THE TASK » Take the lines from the top down to and including the one with "3.48e-10, 3.24e-10, 2.19e-10, 1.51e-10, 1.0e-10]" and repeat them exactly. Omit images.

● ● ●

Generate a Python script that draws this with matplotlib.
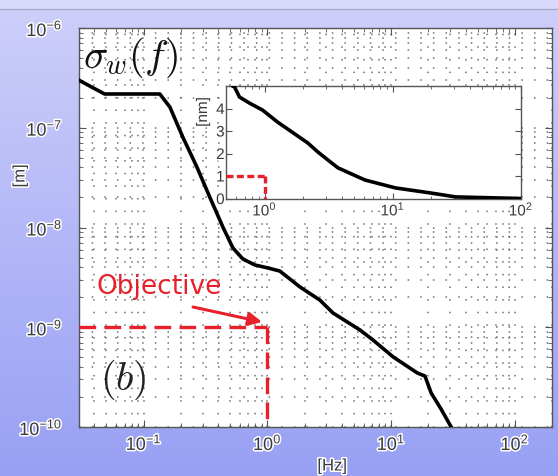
import numpy as np
import matplotlib
matplotlib.use("Agg")
import matplotlib.pyplot as plt
import matplotlib.patheffects as pe

# ---------------- data ----------------
freq_main = [0.0298, 0.0379, 0.0483, 0.135, 0.163, 0.207, 0.269, 0.342, 0.437,
             0.526, 0.634, 0.793, 1.01, 1.26, 1.83, 2.66, 3.39, 5.61, 7.14,
             10.4, 16.3, 18.8, 21.1, 25.4, 30.6]
sigma_main = [3.01e-7, 2.56e-7, 2.18e-7, 2.18e-7, 1.61e-7, 8.07e-8, 4.05e-8,
              2.02e-8, 1.01e-8, 6.24e-9, 4.83e-9, 4.21e-9, 3.93e-9, 3.66e-9,
              2.54e-9, 1.87e-9, 1.39e-9, 9.38e-10, 7.45e-10, 5.04e-10,
              3.48e-10, 3.24e-10, 2.19e-10, 1.51e-10, 1.0e-10]

freq_inset = [0.55, 0.561, 0.582, 0.637, 0.762, 0.964, 1.26, 2.17, 2.60, 3.12,
              3.74, 6.08, 10.5, 20.0, 30.9, 100.0]
sigma_inset_nm = [5.3, 5.0, 4.96, 4.51, 4.24, 3.93, 3.40, 2.47, 2.07, 1.71,
                  1.36, 0.82, 0.47, 0.24, 0.07, 0.0]

objective_f = 1.0
objective_m = 1e-9
objective_nm = 1.0

main_xticks = [0.1, 1, 10, 100]
main_yticks = [1e-10, 1e-9, 1e-8, 1e-7, 1e-6]
inset_xticks = [1, 10, 100]
inset_yticks = [0, 1, 2, 3, 4]

# ---------------- style ----------------
plt.rcParams['mathtext.fontset'] = 'custom'
plt.rcParams['mathtext.rm'] = 'Liberation Sans'
plt.rcParams['mathtext.it'] = 'Liberation Sans:italic'
plt.rcParams['font.family'] = ['Liberation Sans', 'DejaVu Sans']
plt.rcParams['lines.scale_dashes'] = False

W, H = 558, 476
fig = plt.figure(figsize=(W / 100, H / 100), dpi=100)

# background gradient
bg = fig.add_axes([0, 0, 1, 1], zorder=-10)
top = np.array([206, 207, 250]) / 255
bot = np.array([152, 160, 244]) / 255
t = np.linspace(0, 1, 200)[:, None]
grad = top[None, :] * (1 - t) + bot[None, :] * t
grad = np.repeat(grad[:, None, :], 2, axis=1)
bg.imshow(grad, aspect='auto', extent=[0, 1, 0, 1], origin='upper')
bg.axhspan(1 - 8 / H, 1, color=(216 / 255, 216 / 255, 250 / 255))
bg.axhline(1 - 8.5 / H, color=(165 / 255, 165 / 255, 200 / 255), lw=0.8)
bg.set_xlim(0, 1)
bg.set_ylim(0, 1)
bg.axis('off')

halo = [pe.withStroke(linewidth=2.2, foreground='white')]
lab_color = '#3a3a3a'

# main axes
ax = fig.add_axes([79 / W, 1 - 427 / H, 473 / W, 399 / H])
ax.set_facecolor('white')
ax.set_xscale('log')
ax.set_yscale('log')
ax.set_xlim(0.03, 200)
ax.set_ylim(1e-10, 1e-6)
ax.set_xticks(main_xticks)
ax.set_yticks(main_yticks)
ax.grid(True, which='both', color='#707070', linestyle=(0, (1.1, 8)), lw=1.1)
ax.tick_params(which='both', direction='in', top=True, right=True,
               colors='#555555', labelcolor=lab_color, labelsize=13)
ax.tick_params(which='major', length=5)
ax.tick_params(which='minor', length=3)
ax.tick_params(axis='y', pad=12)
ax.tick_params(axis='x', pad=5)
for lbl in ax.get_xticklabels() + ax.get_yticklabels():
    lbl.set_path_effects(halo)
for s in ax.spines.values():
    s.set_color('#555555')
    s.set_linewidth(1.0)

ax.plot(freq_main, sigma_main, color='black', lw=2.6, solid_joinstyle='round', zorder=5)
ax.plot([0.03, objective_f], [objective_m, objective_m], color='#e8202a',
        lw=2.4, dashes=(12, 6), zorder=6)
ax.plot([objective_f, objective_f], [objective_m, 1e-10], color='#e8202a',
        lw=2.4, dashes=(12, 6), zorder=6)

ax.text(83 / W, 1 - 36 / H, r'$\sigma_w(f)$', transform=fig.transFigure,
        fontsize=29, math_fontfamily='cm', va='top', ha='left', color='#111111')
ax.text(100 / W, 1 - 358 / H, r'$(b)$', transform=fig.transFigure,
        fontsize=29, math_fontfamily='cm', va='top', ha='left', color='#222222')
ax.text(96 / W, 1 - 287 / H, 'Objective', transform=fig.transFigure,
        fontsize=19, color='#e8202a', va='center', ha='left', family='DejaVu Sans')
ax.annotate('', xy=(262 / W, 1 - 322 / H), xytext=(193 / W, 1 - 307 / H),
            xycoords='figure fraction', textcoords='figure fraction',
            arrowprops=dict(arrowstyle='-|>,head_length=0.8,head_width=0.4',
                            color='#e8202a', lw=2.2, shrinkA=0, shrinkB=0))

fig.text(20 / W, 1 - 176 / H, '[m]', rotation=90, fontsize=12, color=lab_color,
         ha='center', va='center', path_effects=halo)
fig.text(332 / W, 1 - 466 / H, '[Hz]', fontsize=12, color=lab_color,
         ha='center', va='center', path_effects=halo)

# inset
ins = fig.add_axes([226 / W, 1 - 198.5 / H, 295 / W, 112.5 / H], zorder=10)
ins.set_facecolor('white')
ins.set_xscale('log')
ins.set_xlim(0.5, 100)
ins.set_ylim(0, 5)
ins.set_xticks(inset_xticks)
ins.set_yticks(inset_yticks)
ins.tick_params(which='both', direction='in', top=True, right=True,
                colors='#555555', labelcolor=lab_color, labelsize=11)
ins.tick_params(which='major', length=4)
ins.tick_params(which='minor', length=2)
ins.tick_params(axis='y', pad=1)
ins.tick_params(axis='x', pad=1)
for lbl in ins.get_xticklabels() + ins.get_yticklabels():
    lbl.set_path_effects(halo)
for s in ins.spines.values():
    s.set_color('#555555')
    s.set_linewidth(1.0)
ins.plot(freq_inset, sigma_inset_nm, color='black', lw=2.6, solid_joinstyle='round', zorder=5)
ins.plot([0.5, objective_f], [objective_nm, objective_nm], color='#e8202a',
         lw=2.4, dashes=(5, 2.5), zorder=6)
ins.plot([objective_f, objective_f], [objective_nm, 0], color='#e8202a',
         lw=2.4, dashes=(5, 2.5), zorder=6)
fig.text(203 / W, 1 - 112 / H, '[nm]', rotation=90, fontsize=11, color=lab_color,
         ha='center', va='center', path_effects=halo)

fig.savefig('out.png', dpi=100)
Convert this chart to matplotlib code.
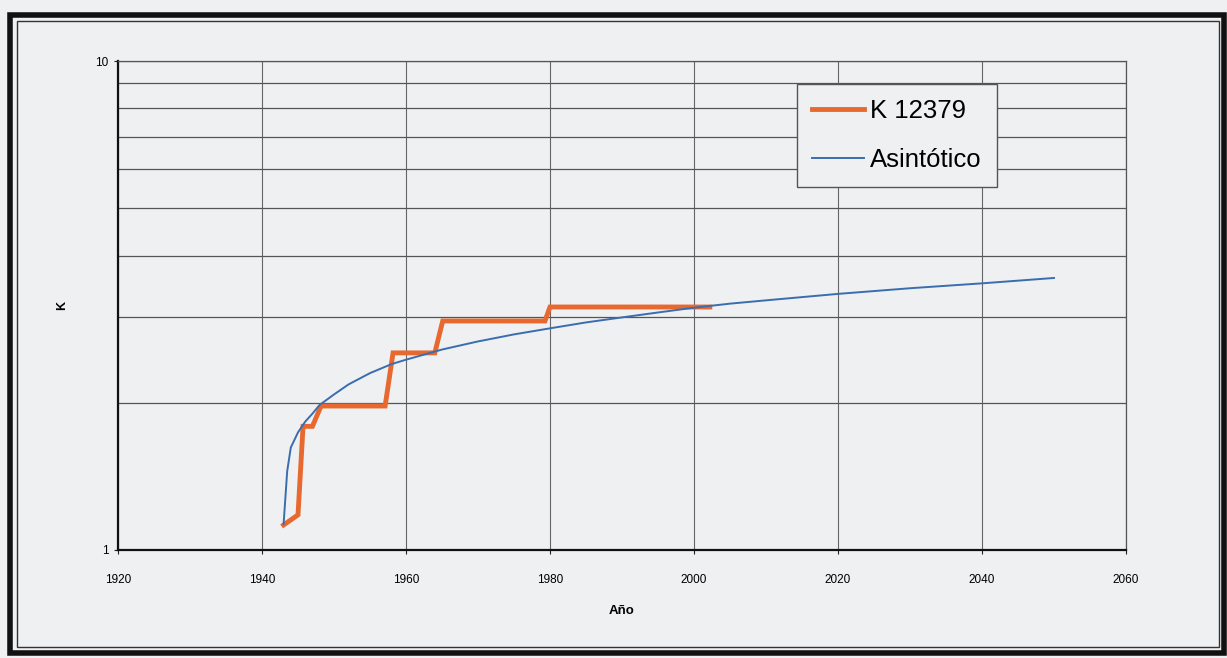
import matplotlib
matplotlib.use("Agg")
import matplotlib.pyplot as plt
from matplotlib.patches import Rectangle
from matplotlib.ticker import FixedLocator, NullFormatter, FixedFormatter

# ---- data ----
k_years = [1943.0, 1945.0, 1945.7, 1947.0, 1948.2, 1957.1, 1958.2, 1964.0,
           1965.1, 1979.3, 1980.0, 2002.2]
k_values = [1.125, 1.18, 1.79, 1.79, 1.97, 1.97, 2.53, 2.53,
            2.94, 2.94, 3.14, 3.14]

asym_years = [1943.0, 1943.5, 1944, 1945, 1946, 1947, 1948, 1950, 1952, 1955,
              1958, 1960, 1965, 1970, 1975, 1980, 1985, 1990, 1995, 2000,
              2005, 2010, 2020, 2030, 2040, 2050]
asym_values = [1.13, 1.45, 1.62, 1.74, 1.83, 1.90, 1.98, 2.08, 2.18, 2.30,
               2.40, 2.45, 2.57, 2.67, 2.76, 2.84, 2.92, 2.99, 3.06, 3.13,
               3.19, 3.24, 3.34, 3.43, 3.51, 3.60]

x_ticks = [1920, 1940, 1960, 1980, 2000, 2020, 2040, 2060]
y_major = [1, 10]
y_minor = [2, 3, 4, 5, 6, 7, 8, 9]
series_names = ["K 12379", "Asintótico"]
x_label = "Año"
y_label = "K"

plt.rcParams['font.family'] = ['Liberation Sans', 'DejaVu Sans']

W, H = 1227, 658
bg = "#eef0f1"
fig = plt.figure(figsize=(W / 100, H / 100), dpi=100, facecolor=bg)

# frame
def px_rect(x0, y0, x1, y1, lw, color="black"):
    r = Rectangle((x0 / W, 1 - y1 / H), (x1 - x0) / W, (y1 - y0) / H,
                  transform=fig.transFigure, fill=False, lw=lw,
                  edgecolor=color, zorder=0)
    fig.patches.append(r)

px_rect(10, 15, 1224, 653, 4.0, "#111111")
px_rect(17, 21, 1219, 647, 1.0, "#333333")

ax = fig.add_axes([118 / W, 1 - 550 / H, (1126 - 118) / W, (550 - 61) / H])
ax.set_facecolor(bg)

ax.plot(k_years, k_values, color="#e8692f", lw=3.5, label=series_names[0],
        solid_joinstyle="miter", zorder=3)
ax.plot(asym_years, asym_values, color="#3a6db0", lw=1.4,
        label=series_names[1], zorder=4)

ax.set_yscale("log")
ax.set_xlim(1920, 2060)
ax.set_ylim(1, 10)
ax.xaxis.set_major_locator(FixedLocator(x_ticks))
ax.yaxis.set_major_locator(FixedLocator(y_major))
ax.yaxis.set_major_formatter(FixedFormatter([str(v) for v in y_major]))
ax.yaxis.set_minor_locator(FixedLocator(y_minor))
ax.yaxis.set_minor_formatter(NullFormatter())

ax.grid(True, which="both", axis="y", color="#555555", lw=0.9)
ax.grid(True, which="major", axis="x", color="#666666", lw=0.8)
ax.set_axisbelow(True)

ax.tick_params(axis="both", which="major", labelsize=8.5, length=3,
               color="#222222", pad=14)
ax.tick_params(axis="y", which="minor", length=0)
ax.tick_params(axis="y", which="major", pad=4)

for s in ["left", "bottom"]:
    ax.spines[s].set_color("#111111")
    ax.spines[s].set_linewidth(1.6)
for s in ["top", "right"]:
    ax.spines[s].set_color("#555555")
    ax.spines[s].set_linewidth(0.9)

ax.set_xlabel(x_label, fontsize=9.5, fontweight="bold", labelpad=14)
fig.text(62 / W, 1 - 305 / H, y_label, rotation=90, fontsize=9,
         fontweight="bold", ha="center", va="center")

leg = ax.legend(loc="upper left", bbox_to_anchor=((797 - 118) / (1126 - 118),
                1 - (84 - 61) / (550 - 61)),
                fontsize=18.5, frameon=True, fancybox=False, handlelength=2.0,
                handletextpad=0.25, borderpad=0.6, labelspacing=0.95,
                borderaxespad=0)
leg.get_frame().set_facecolor(bg)
leg.get_frame().set_edgecolor("#555555")
leg.get_frame().set_linewidth(1.0)
leg.get_frame().set_alpha(1)

fig.savefig("out.png", dpi=100, facecolor=bg)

● ● ●

EXERCISE OUTPUT »
Generate a Python script that draws this with matplotlib.
import numpy as np
import matplotlib
matplotlib.use("Agg")
import matplotlib.pyplot as plt
import matplotlib.patheffects as pe

# ---------------- data ----------------
freq_main = [0.0298, 0.0379, 0.0483, 0.135, 0.163, 0.207, 0.269, 0.342, 0.437,
             0.526, 0.634, 0.793, 1.01, 1.26, 1.83, 2.66, 3.39, 5.61, 7.14,
             10.4, 16.3, 18.8, 21.1, 25.4, 30.6]
sigma_main = [3.01e-7, 2.56e-7, 2.18e-7, 2.18e-7, 1.61e-7, 8.07e-8, 4.05e-8,
              2.02e-8, 1.01e-8, 6.24e-9, 4.83e-9, 4.21e-9, 3.93e-9, 3.66e-9,
              2.54e-9, 1.87e-9, 1.39e-9, 9.38e-10, 7.45e-10, 5.04e-10,
              3.48e-10, 3.24e-10, 2.19e-10, 1.51e-10, 1.0e-10]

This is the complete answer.